Seguire un meteorite a ritroso fino a trovare il punto esatto sulla superficie marziana dal quale si è staccato. È quello che hanno fatto – in maniera meno romanzata, ovviamente – un gruppo di ricercatori per circa la metà dei duecento meteoriti marziani raccolti sulla Terra, ed espulsi durante circa dieci impatti sulla superficie del Pianeta rosso. Lo studio è stato pubblicato la settimana scorsa su Science Advances.
I meteoriti marziani altro non sono che rocce che si staccano dalla superficie del pianeta in seguito a un impatto. Se, in seguito all’impatto, queste rocce vengono accelerate fino a superare la velocità di fuga del pianeta su cui si trovano (in questo caso Marte), possono uscire dal suo campo gravitazionale e mettersi in orbita attorno al Sole. Da qui, alcuni pezzi finiscono per essere catturati dalla gravità della Terra e cadono sul nostro pianeta come meteoriti. Eventi simili sono accaduti circa dieci volte nella storia recente di Marte.
«Pensiamo di aver trovato i crateri di origine per la metà di tutti i dieci gruppi di meteoriti marziani, e questo cambierà radicalmente il modo in cui li studiamo», commenta Chris Herd, curatore della Collezione di meteoriti dell’Università di Los Angeles e primo autore dell’articolo. L’esplosione che genera i meteoriti, infatti, lascia un cratere da impatto sulla superficie di Marte. Quelli presenti nelle regioni Tharsis ed Elysium, secondo Herd e coautori, sarebbero proprio i luoghi di provenienza di molti dei meteoriti giunti sulla terra.

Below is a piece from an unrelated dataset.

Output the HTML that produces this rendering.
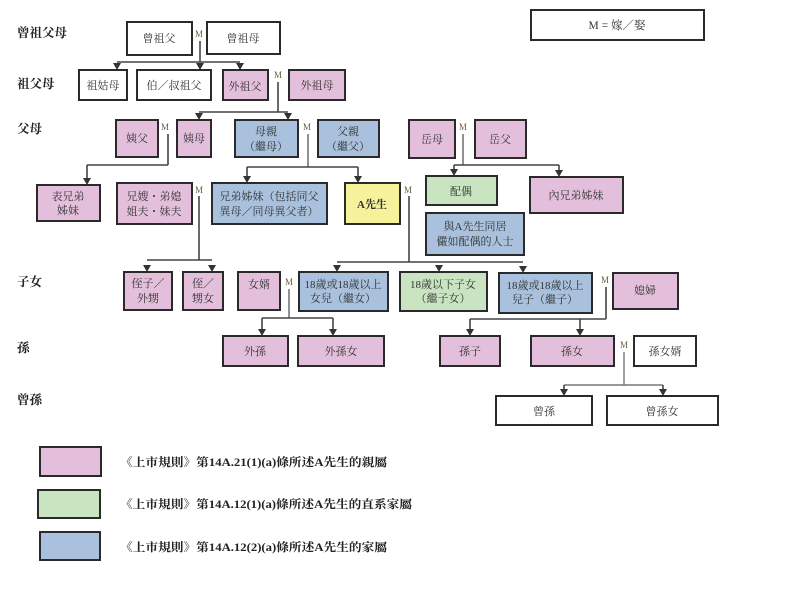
<!DOCTYPE html>
<html><head><meta charset="utf-8"><style>
html,body{margin:0;padding:0;background:#fff;}
svg{display:block;}
text{font-family:"Liberation Serif","Noto Serif CJK SC","Noto Sans CJK TC",serif;fill:#333;}
.b{stroke:#2a2a2a;stroke-width:2;}
.w{fill:#fff}.p{fill:#e3bfdb}.bl{fill:#a9c1dd}.g{fill:#c8e4c1}.y{fill:#f5f29b}
.l{stroke:#444;stroke-width:1.6;fill:none;}
.t{font-size:11px;text-anchor:middle;}
.r{font-size:12.5px;font-weight:bold;fill:#222;}
.m{font-size:9px;fill:#6a6040;text-anchor:middle;}
.lg{font-size:11.5px;font-weight:bold;fill:#222;}
.ah{fill:#333;stroke:none;}
</style></head><body>
<svg width="812" height="614" viewBox="0 0 812 614" xmlns="http://www.w3.org/2000/svg">
<!-- row labels -->
<text class="r" x="17" y="37">曾祖父母</text>
<text class="r" x="17" y="88">祖父母</text>
<text class="r" x="17" y="133">父母</text>
<text class="r" x="17" y="286">子女</text>
<text class="r" x="17" y="352">孫</text>
<text class="r" x="17" y="404">曾孫</text>

<!-- M legend -->
<rect class="b w" x="531" y="10" width="173" height="30"/>
<text class="t" x="617" y="29" style="font-size:11.5px">M = 嫁／娶</text>

<!-- connectors -->
<g class="l">
<line x1="200" y1="41" x2="200" y2="62"/>
<line x1="117" y1="62" x2="240" y2="62"/>
<line x1="278" y1="82" x2="278" y2="112"/>
<line x1="199" y1="112" x2="288" y2="112"/>
<line x1="168" y1="134" x2="168" y2="165"/>
<line x1="87" y1="165" x2="168" y2="165"/>
<line x1="308" y1="134" x2="308" y2="167" style="stroke:#777"/>
<line x1="247" y1="167" x2="358" y2="167"/>
<line x1="463" y1="134" x2="463" y2="165" style="stroke:#777"/>
<line x1="454" y1="165" x2="559" y2="165"/>
<line x1="199" y1="196" x2="199" y2="260"/>
<line x1="147" y1="260" x2="212" y2="260"/>
<line x1="409" y1="196" x2="409" y2="262"/>
<line x1="337" y1="262" x2="523" y2="262"/>
<line x1="289" y1="289" x2="289" y2="318" style="stroke:#777"/>
<line x1="262" y1="318" x2="333" y2="318"/>
<line x1="606" y1="287" x2="606" y2="319"/>
<line x1="470" y1="319" x2="606" y2="319"/>
<line x1="624" y1="352" x2="624" y2="385" style="stroke:#888"/>
<line x1="564" y1="385" x2="663" y2="385" style="stroke:#777"/>
<!-- arrow stems -->
<line x1="87" y1="165" x2="87" y2="179"/>
<line x1="247" y1="167" x2="247" y2="177"/>
<line x1="358" y1="167" x2="358" y2="177"/>
<line x1="454" y1="165" x2="454" y2="170"/>
<line x1="559" y1="165" x2="559" y2="171"/>
<line x1="262" y1="318" x2="262" y2="330"/>
<line x1="333" y1="318" x2="333" y2="330"/>
<line x1="470" y1="319" x2="470" y2="330"/>
<line x1="580" y1="319" x2="580" y2="330"/>
<line x1="564" y1="385" x2="564" y2="390"/>
<line x1="663" y1="385" x2="663" y2="390"/>
</g>
<g class="ah">
<polygon points="113,63 121,63 117,70"/>
<polygon points="196,63 204,63 200,70"/>
<polygon points="236,63 244,63 240,70"/>
<polygon points="195,113 203,113 199,120"/>
<polygon points="284,113 292,113 288,120"/>
<polygon points="83,178 91,178 87,185"/>
<polygon points="243,176 251,176 247,183"/>
<polygon points="354,176 362,176 358,183"/>
<polygon points="450,169 458,169 454,176"/>
<polygon points="555,170 563,170 559,177"/>
<polygon points="143,265 151,265 147,272"/>
<polygon points="208,265 216,265 212,272"/>
<polygon points="333,265 341,265 337,272"/>
<polygon points="435,265 443,265 439,272"/>
<polygon points="519,266 527,266 523,273"/>
<polygon points="258,329 266,329 262,336"/>
<polygon points="329,329 337,329 333,336"/>
<polygon points="466,329 474,329 470,336"/>
<polygon points="576,329 584,329 580,336"/>
<polygon points="560,389 568,389 564,396"/>
<polygon points="659,389 667,389 663,396"/>
</g>

<!-- row 1 -->
<rect class="b w" x="127" y="22" width="65" height="33"/>
<text class="t" x="159" y="42">曾祖父</text>
<text class="m" x="199" y="37">M</text>
<rect class="b w" x="207" y="22" width="73" height="32"/>
<text class="t" x="243" y="42">曾祖母</text>

<!-- row 2 -->
<rect class="b w" x="79" y="70" width="48" height="30"/>
<text class="t" x="103" y="89">祖姑母</text>
<rect class="b w" x="137" y="70" width="74" height="30"/>
<text class="t" x="174" y="89">伯／叔祖父</text>
<rect class="b p" x="223" y="70" width="45" height="30"/>
<text class="t" x="245" y="90">外祖父</text>
<text class="m" x="278" y="78">M</text>
<rect class="b p" x="289" y="70" width="56" height="30"/>
<text class="t" x="317" y="89">外祖母</text>

<!-- row 3 -->
<rect class="b p" x="116" y="120" width="42" height="37"/>
<text class="t" x="137" y="142">姨父</text>
<text class="m" x="165" y="130">M</text>
<rect class="b p" x="177" y="120" width="34" height="37"/>
<text class="t" x="194" y="142">姨母</text>
<rect class="b bl" x="235" y="120" width="63" height="37"/>
<text class="t" x="266" y="135">母親</text>
<text class="t" x="266" y="150">（繼母）</text>
<text class="m" x="307" y="130">M</text>
<rect class="b bl" x="318" y="120" width="61" height="37"/>
<text class="t" x="348" y="135">父親</text>
<text class="t" x="348" y="150">（繼父）</text>
<rect class="b p" x="409" y="120" width="46" height="38"/>
<text class="t" x="432" y="143">岳母</text>
<text class="m" x="463" y="130">M</text>
<rect class="b p" x="475" y="120" width="51" height="38"/>
<text class="t" x="500" y="143">岳父</text>

<!-- row 4 -->
<rect class="b p" x="37" y="185" width="63" height="36"/>
<text class="t" x="68" y="200">表兄弟</text>
<text class="t" x="68" y="214">姊妹</text>
<rect class="b p" x="117" y="183" width="75" height="41"/>
<text class="t" x="154" y="200">兄嫂・弟媳</text>
<text class="t" x="154" y="215">姐夫・妹夫</text>
<text class="m" x="199" y="193">M</text>
<rect class="b bl" x="212" y="183" width="115" height="41"/>
<text class="t" x="269" y="200">兄弟姊妹（包括同父</text>
<text class="t" x="269" y="215">異母／同母異父者）</text>
<rect class="b y" x="345" y="183" width="55" height="41"/>
<text class="t" x="372" y="208" style="font-weight:bold">A先生</text>
<text class="m" x="408" y="193">M</text>
<rect class="b g" x="426" y="176" width="71" height="29"/>
<text class="t" x="461" y="195">配偶</text>
<rect class="b p" x="530" y="177" width="93" height="36"/>
<text class="t" x="576" y="199">內兄弟姊妹</text>
<rect class="b bl" x="426" y="213" width="98" height="42"/>
<text class="t" x="475" y="230">與A先生同居</text>
<text class="t" x="475" y="245">儼如配偶的人士</text>

<!-- row 5 -->
<rect class="b p" x="124" y="272" width="48" height="38"/>
<text class="t" x="148" y="287">侄子／</text>
<text class="t" x="148" y="302">外甥</text>
<rect class="b p" x="183" y="272" width="40" height="38"/>
<text class="t" x="203" y="287">侄／</text>
<text class="t" x="203" y="302">甥女</text>
<rect class="b p" x="238" y="272" width="42" height="38"/>
<text class="t" x="259" y="288">女婿</text>
<text class="m" x="289" y="285">M</text>
<rect class="b bl" x="299" y="272" width="89" height="39"/>
<text class="t" x="343" y="288">18歲或18歲以上</text>
<text class="t" x="343" y="302">女兒（繼女）</text>
<rect class="b g" x="400" y="272" width="87" height="39"/>
<text class="t" x="443" y="288">18歲以下子女</text>
<text class="t" x="443" y="302">（繼子女）</text>
<rect class="b bl" x="499" y="273" width="93" height="40"/>
<text class="t" x="545" y="289">18歲或18歲以上</text>
<text class="t" x="545" y="303">兒子（繼子）</text>
<text class="m" x="605" y="283">M</text>
<rect class="b p" x="613" y="273" width="65" height="36"/>
<text class="t" x="645" y="294">媳婦</text>

<!-- row 6 -->
<rect class="b p" x="223" y="336" width="65" height="30"/>
<text class="t" x="255" y="355">外孫</text>
<rect class="b p" x="298" y="336" width="86" height="30"/>
<text class="t" x="341" y="355">外孫女</text>
<rect class="b p" x="440" y="336" width="60" height="30"/>
<text class="t" x="470" y="355">孫子</text>
<rect class="b p" x="531" y="336" width="83" height="30"/>
<text class="t" x="572" y="355">孫女</text>
<text class="m" x="624" y="348">M</text>
<rect class="b w" x="634" y="336" width="62" height="30"/>
<text class="t" x="665" y="355">孫女婿</text>

<!-- row 7 -->
<rect class="b w" x="496" y="396" width="96" height="29"/>
<text class="t" x="544" y="415">曾孫</text>
<rect class="b w" x="607" y="396" width="111" height="29"/>
<text class="t" x="662" y="415">曾孫女</text>

<!-- legend -->
<rect class="b p" x="40" y="447" width="61" height="29"/>
<text class="lg" x="120" y="466" textLength="267" lengthAdjust="spacingAndGlyphs">《上市規則》第14A.21(1)(a)條所述A先生的親屬</text>
<rect class="b g" x="38" y="490" width="62" height="28"/>
<text class="lg" x="120" y="508" textLength="292" lengthAdjust="spacingAndGlyphs">《上市規則》第14A.12(1)(a)條所述A先生的直系家屬</text>
<rect class="b bl" x="40" y="532" width="60" height="28"/>
<text class="lg" x="120" y="551" textLength="267" lengthAdjust="spacingAndGlyphs">《上市規則》第14A.12(2)(a)條所述A先生的家屬</text>
</svg>
</body></html>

Ma c’è di più. La promessa pronunciata dallo scienziato si riferisce al fatto che questo studio, combinando osservazioni e modelli, ha messo a punto un metodo per determinare la provenienza dei meteoriti applicabile in futuro ad altri corpi.
«L’idea di prendere un gruppo di meteoriti che sono stati espulsi tutti nello stesso momento e poi fare studi mirati su di essi per determinare dove si trovavano prima di essere espulsi – questo per me è l’emozionante passo successivo».
Lo studio pubblicato ha determinato che i gruppi di meteoriti accoppiati all’espulsione derivano da flussi di lava non più profondi di 26 metri sulla superficie di Marte, permettendo di associare gruppi di meteoriti accoppiati all’espulsione a specifici crateri di origine e unità geologiche, e fornendo così un contesto per inquadrarli nel loro territorio di provenienza, e per vincolare – grazie agli studi microscopici – l’età delle unità geologiche di origine. Nello studio, inoltre, si dimostra che ci sono crateri che potrebbero aver prodotto meteoriti marziane non ancora presenti nelle collezioni mondiali di meteoriti e che devono ancora essere scoperte.
Con queste nuove conoscenze in mano, ora, sembra inevitabile guardare alle meteoriti marziani con occhi diversi. “È la cosa più vicina a quella che possiamo avere andando davvero su Marte e raccogliendo una roccia”, dice Herd.